Arbitration Clause in a 2005 Agreement Held Applicable to Legal Representation In All Cases That Followed; Client’s Failure to Pay Causes Liability to Burgeon

 

By a MetNews Staff Writer

 

An attorney-client agreement, applicable to a particular dispute, can be orally modified to pertain to all future representation, the Court of Appeal for this district held yesterday, affirming the granting of a motion to compel arbitration pursuant to a provision of the agreement.

Justice Anne H. Egerton of Div. Three wrote the opinion, affirming the decisions by Los Angeles Superior Court Judge Terry Green to send the case to arbitration and, following the arbitration, awarding attorney fees to the plaintiff.

The plaintiff in the case is Los Angeles attorney Ronald S. Caswell, a founding partner of Caswell & Cannon. He sued thoroughbred owner Jerry Jamgotchian for $76,346.54 in unpaid fees based on representation in 11 matters.

Arbitration Provision

In moving to compel arbitration, Caswell relied upon a retainer agreement Jamgotchian signed on Dec. 14, 2005, providing:

“[S]hould any fee dispute arise between us, we mutually agree that such dispute will be subjected to binding arbitration in Los Angeles, California, pursuant to the JAMS/Endispute arbitration program, and that the arbitrator may award reasonable attorneys’ fees to the prevailing party in such proceedings. YOU ACKNOWLEDGE THAT YOU ARE AWARE OF THE FACT THAT BY AGREEING TO ARBITRATION, YOU WAIVE ANY RIGHT YOU HAVE TO A COURT OR JURY TRIAL.”

Green found that when a second matter came up, Jamgotchian “refused to sign...the second retainer agreement” and said: “Let’s make the first one be our retainer.” The judge concluded that “all parties then wanted the initial agreement to cover all future litigation that Mr.
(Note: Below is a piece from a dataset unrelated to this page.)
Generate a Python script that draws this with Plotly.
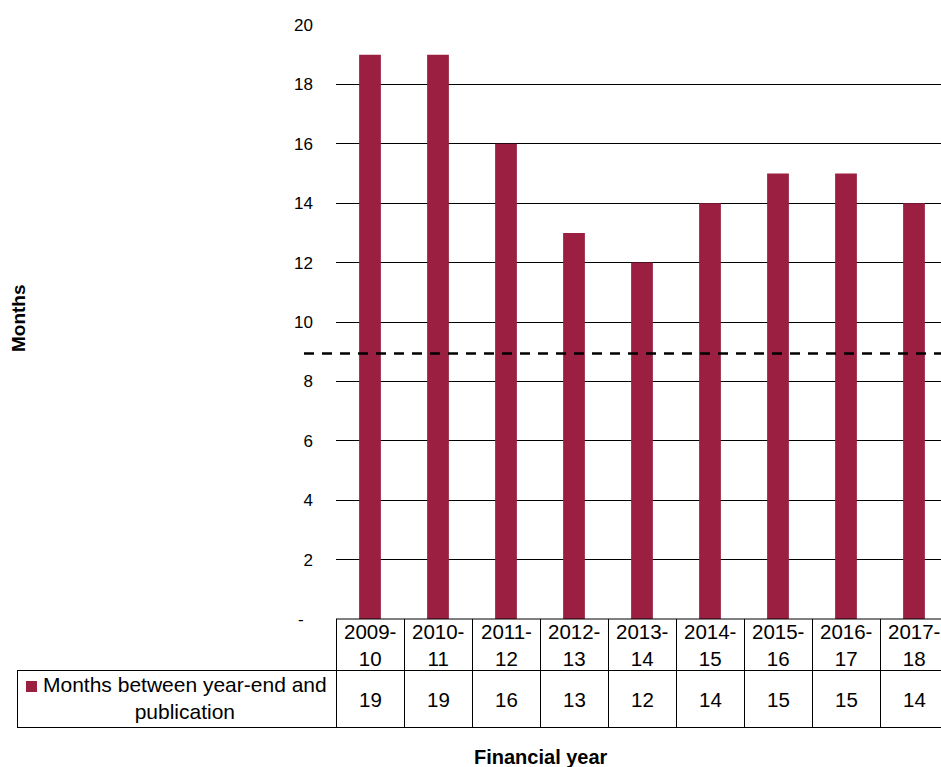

Jamgotchian brought, as the client, to Mr. Caswell.”

Arbitrator’s Award

The arbitrator awarded Caswell $78,154.49 in damages, $28,154.15 in prejudgment interest, $126,406.25 in attorney fees he expended in retaining outside counsel, and $36,681.57 in arbitration costs, totaling $269,396.46.

Green confirmed the arbitrator’s award, adding $11,217.60 in prejudgment interest, bringing the total; to $280,614.60. He also awarded $133,362.50 in fees Caswell paid to attorney Kyle P. Kelley in the trial court, plus $3,417.28 in costs.

Egerton wrote:

“On appeal, Jamgotchian does not dispute outright the trial court’s conclusion that he and Caswell orally agreed to modify the original retainer agreement so that its terms, including the arbitration clause, would apply to all subsequent representation by Caswell. Instead, he argues that written agreements to arbitrate may not be orally modified, and recharacterizes the court’s finding as concluding that the arbitration clause, rather than the retainer agreement, was orally modified.”
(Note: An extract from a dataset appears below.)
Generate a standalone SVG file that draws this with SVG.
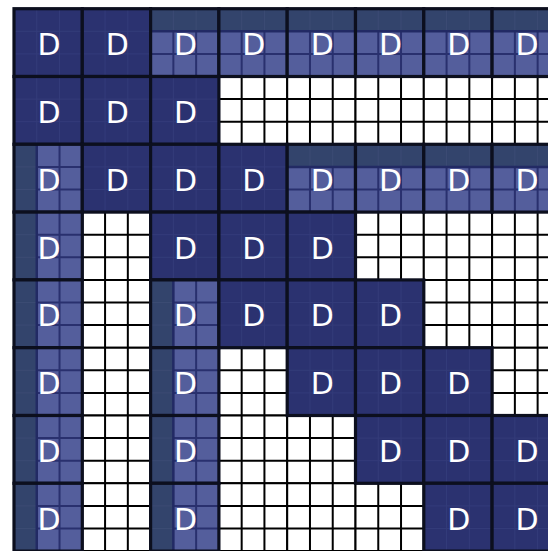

Rejecting the contention, she said:

“When Jamgotchian and Caswell orally modified the original retainer agreement so that it would apply to all subsequent representation by Caswell, they did not modify the arbitration clause. That clause remained identical in the second retainer agreement that Jamgotchian refused to sign in favor of applying the original retainer agreement to subsequent cases. Caswell and Jamgotchian orally agreed to modify not the arbitration clause, but ‘the overall contract in which that agreement to arbitrate is contained.’…That clause remained identical in the second retainer agreement that Jamgotchian refused to sign in favor of applying the original retainer agreement to subsequent cases. The unmodified written arbitration clause, as part of the retainer agreement, thus applied to ‘any fee dispute’ in subsequent cases.”

There was a remand to Green for a determination of attorney fees in connection with the appeal.

The case is Caswell v. Jamgotchian, B271389.